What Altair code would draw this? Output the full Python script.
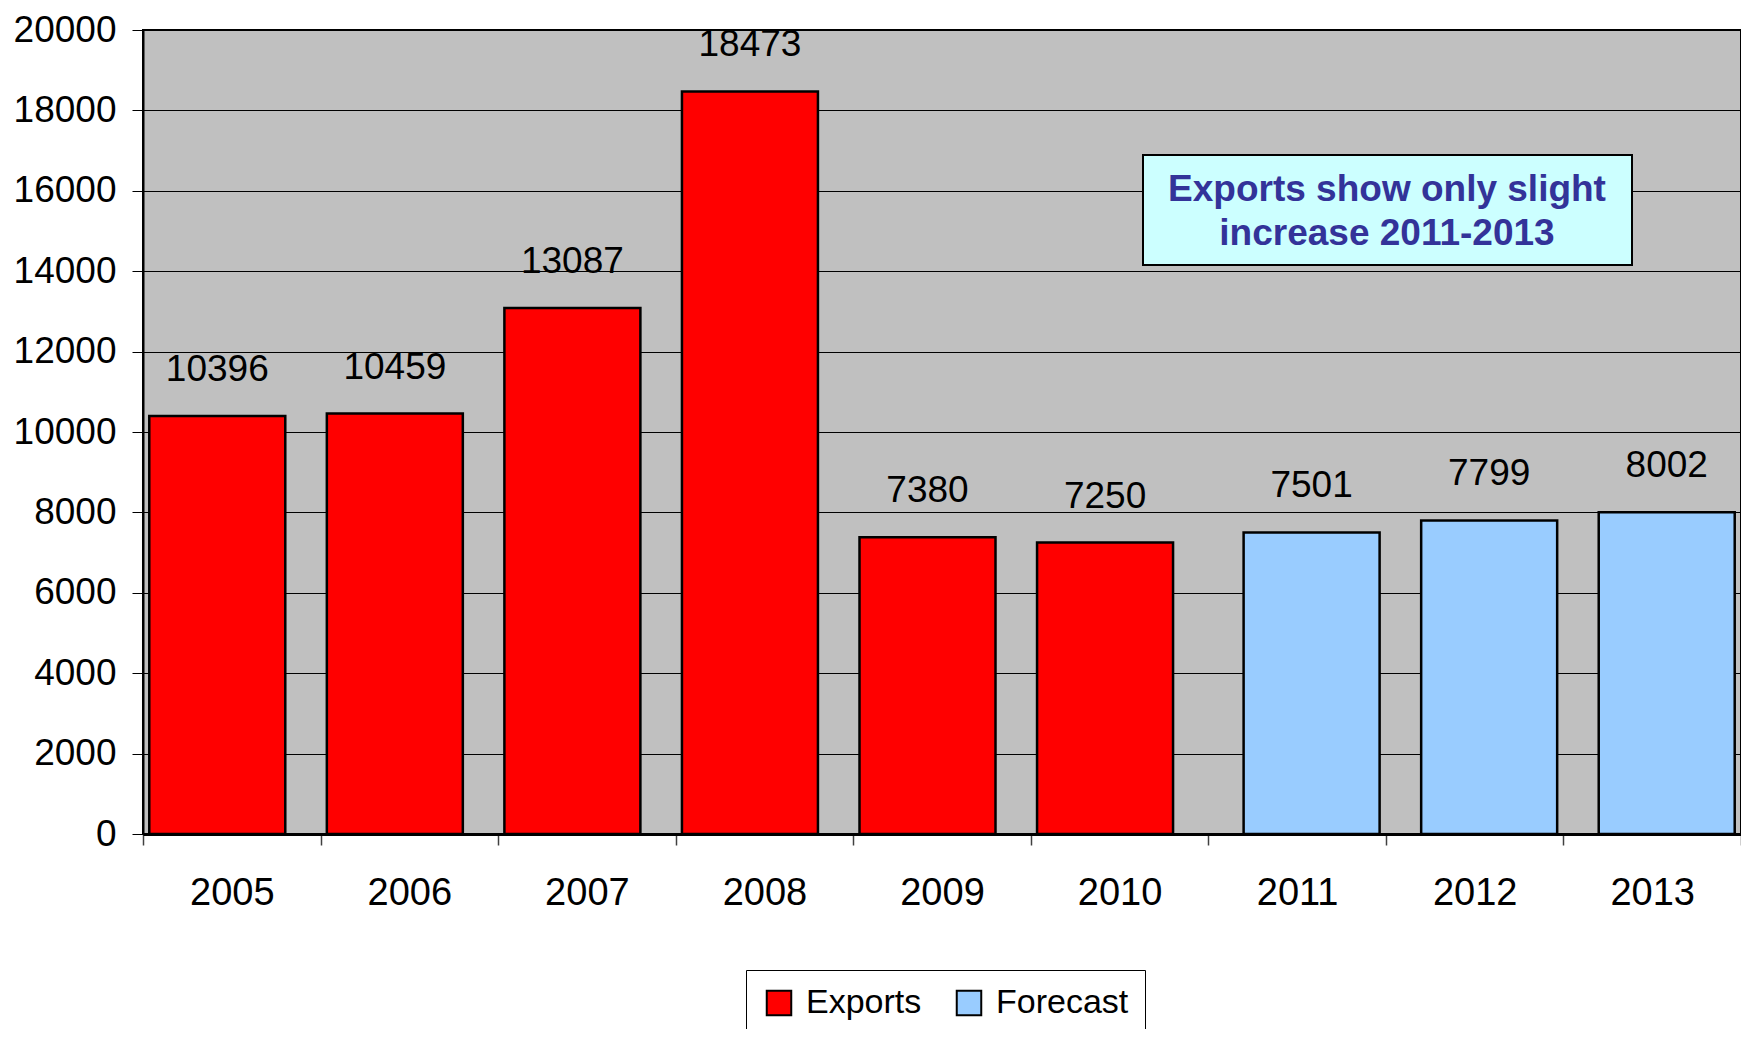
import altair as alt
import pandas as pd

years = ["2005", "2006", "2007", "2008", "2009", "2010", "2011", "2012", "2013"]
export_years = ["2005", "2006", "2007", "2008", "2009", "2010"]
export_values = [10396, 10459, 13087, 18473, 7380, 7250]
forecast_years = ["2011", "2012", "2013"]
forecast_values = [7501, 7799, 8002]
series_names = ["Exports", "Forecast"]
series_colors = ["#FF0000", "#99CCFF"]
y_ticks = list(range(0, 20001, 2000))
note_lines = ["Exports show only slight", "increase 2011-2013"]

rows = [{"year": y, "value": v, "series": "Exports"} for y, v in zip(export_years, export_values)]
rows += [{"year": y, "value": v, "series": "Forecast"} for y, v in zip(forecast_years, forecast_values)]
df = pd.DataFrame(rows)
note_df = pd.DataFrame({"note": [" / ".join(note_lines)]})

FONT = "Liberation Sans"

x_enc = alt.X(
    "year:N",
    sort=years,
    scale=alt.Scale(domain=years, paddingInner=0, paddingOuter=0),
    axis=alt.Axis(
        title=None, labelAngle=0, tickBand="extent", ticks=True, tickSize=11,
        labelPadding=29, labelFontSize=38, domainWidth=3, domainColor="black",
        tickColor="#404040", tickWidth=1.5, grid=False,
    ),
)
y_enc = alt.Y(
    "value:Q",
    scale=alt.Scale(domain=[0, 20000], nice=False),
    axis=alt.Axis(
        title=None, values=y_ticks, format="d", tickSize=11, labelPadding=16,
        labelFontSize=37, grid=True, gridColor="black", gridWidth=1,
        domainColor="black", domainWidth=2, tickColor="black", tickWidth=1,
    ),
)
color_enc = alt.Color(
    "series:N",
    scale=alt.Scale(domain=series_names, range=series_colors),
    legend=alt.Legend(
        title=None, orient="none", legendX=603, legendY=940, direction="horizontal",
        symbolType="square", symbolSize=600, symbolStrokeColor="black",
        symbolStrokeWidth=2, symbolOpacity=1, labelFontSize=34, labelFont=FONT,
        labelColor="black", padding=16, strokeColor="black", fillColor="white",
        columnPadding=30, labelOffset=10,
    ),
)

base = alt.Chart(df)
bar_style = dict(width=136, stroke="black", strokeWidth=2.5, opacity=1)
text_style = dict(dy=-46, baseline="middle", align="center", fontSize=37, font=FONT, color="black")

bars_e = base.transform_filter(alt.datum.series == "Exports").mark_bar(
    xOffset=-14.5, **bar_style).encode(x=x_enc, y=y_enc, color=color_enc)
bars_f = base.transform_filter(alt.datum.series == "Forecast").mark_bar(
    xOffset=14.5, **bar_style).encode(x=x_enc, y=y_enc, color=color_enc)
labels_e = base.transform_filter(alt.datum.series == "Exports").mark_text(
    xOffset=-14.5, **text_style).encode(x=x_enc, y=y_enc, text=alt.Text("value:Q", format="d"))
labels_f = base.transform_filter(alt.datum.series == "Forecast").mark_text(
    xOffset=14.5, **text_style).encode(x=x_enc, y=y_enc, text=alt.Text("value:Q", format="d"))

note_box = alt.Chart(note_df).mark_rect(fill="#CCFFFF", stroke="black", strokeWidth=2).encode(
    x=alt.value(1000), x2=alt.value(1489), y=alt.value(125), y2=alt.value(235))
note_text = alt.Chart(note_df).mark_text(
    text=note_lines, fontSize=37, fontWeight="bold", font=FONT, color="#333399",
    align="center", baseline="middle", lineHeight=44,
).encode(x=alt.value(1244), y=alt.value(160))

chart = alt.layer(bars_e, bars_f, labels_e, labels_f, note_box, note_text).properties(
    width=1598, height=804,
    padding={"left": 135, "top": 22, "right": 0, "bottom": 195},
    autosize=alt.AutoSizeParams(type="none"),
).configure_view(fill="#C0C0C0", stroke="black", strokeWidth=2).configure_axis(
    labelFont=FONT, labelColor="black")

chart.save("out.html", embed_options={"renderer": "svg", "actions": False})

..........

# REQUIREMENTS
Without the pictures, copy the material exactly as given.

# TASK SOLUTION
What Altair code would draw this? Output the full Python script.
import altair as alt
import pandas as pd

years = ["2005", "2006", "2007", "2008", "2009", "2010", "2011", "2012", "2013"]
export_years = ["2005", "2006", "2007", "2008", "2009", "2010"]
export_values = [10396, 10459, 13087, 18473, 7380, 7250]
forecast_years = ["2011", "2012", "2013"]
forecast_values = [7501, 7799, 8002]
series_names = ["Exports", "Forecast"]
series_colors = ["#FF0000", "#99CCFF"]
y_ticks = list(range(0, 20001, 2000))
note_lines = ["Exports show only slight", "increase 2011-2013"]

rows = [{"year": y, "value": v, "series": "Exports"} for y, v in zip(export_years, export_values)]
rows += [{"year": y, "value": v, "series": "Forecast"} for y, v in zip(forecast_years, forecast_values)]
df = pd.DataFrame(rows)
note_df = pd.DataFrame({"note": [" / ".join(note_lines)]})

FONT = "Liberation Sans"

x_enc = alt.X(
    "year:N",
    sort=years,
    scale=alt.Scale(domain=years, paddingInner=0, paddingOuter=0),
    axis=alt.Axis(
        title=None, labelAngle=0, tickBand="extent", ticks=True, tickSize=11,
        labelPadding=29, labelFontSize=38, domainWidth=3, domainColor="black",
        tickColor="#404040", tickWidth=1.5, grid=False,
    ),
)
y_enc = alt.Y(
    "value:Q",
    scale=alt.Scale(domain=[0, 20000], nice=False),
    axis=alt.Axis(
        title=None, values=y_ticks, format="d", tickSize=11, labelPadding=16,
        labelFontSize=37, grid=True, gridColor="black", gridWidth=1,
        domainColor="black", domainWidth=2, tickColor="black", tickWidth=1,
    ),
)
color_enc = alt.Color(
    "series:N",
    scale=alt.Scale(domain=series_names, range=series_colors),
    legend=alt.Legend(
        title=None, orient="none", legendX=603, legendY=940, direction="horizontal",
        symbolType="square", symbolSize=600, symbolStrokeColor="black",
        symbolStrokeWidth=2, symbolOpacity=1, labelFontSize=34, labelFont=FONT,
        labelColor="black", padding=16, strokeColor="black", fillColor="white",
        columnPadding=30, labelOffset=10,
    ),
)

base = alt.Chart(df)
bar_style = dict(width=136, stroke="black", strokeWidth=2.5, opacity=1)
text_style = dict(dy=-46, baseline="middle", align="center", fontSize=37, font=FONT, color="black")

bars_e = base.transform_filter(alt.datum.series == "Exports").mark_bar(
    xOffset=-14.5, **bar_style).encode(x=x_enc, y=y_enc, color=color_enc)
bars_f = base.transform_filter(alt.datum.series == "Forecast").mark_bar(
    xOffset=14.5, **bar_style).encode(x=x_enc, y=y_enc, color=color_enc)
labels_e = base.transform_filter(alt.datum.series == "Exports").mark_text(
    xOffset=-14.5, **text_style).encode(x=x_enc, y=y_enc, text=alt.Text("value:Q", format="d"))
labels_f = base.transform_filter(alt.datum.series == "Forecast").mark_text(
    xOffset=14.5, **text_style).encode(x=x_enc, y=y_enc, text=alt.Text("value:Q", format="d"))

note_box = alt.Chart(note_df).mark_rect(fill="#CCFFFF", stroke="black", strokeWidth=2).encode(
    x=alt.value(1000), x2=alt.value(1489), y=alt.value(125), y2=alt.value(235))
note_text = alt.Chart(note_df).mark_text(
    text=note_lines, fontSize=37, fontWeight="bold", font=FONT, color="#333399",
    align="center", baseline="middle", lineHeight=44,
).encode(x=alt.value(1244), y=alt.value(160))

chart = alt.layer(bars_e, bars_f, labels_e, labels_f, note_box, note_text).properties(
    width=1598, height=804,
    padding={"left": 135, "top": 22, "right": 0, "bottom": 195},
    autosize=alt.AutoSizeParams(type="none"),
).configure_view(fill="#C0C0C0", stroke="black", strokeWidth=2).configure_axis(
    labelFont=FONT, labelColor="black")

chart.save("out.html", embed_options={"renderer": "svg", "actions": False})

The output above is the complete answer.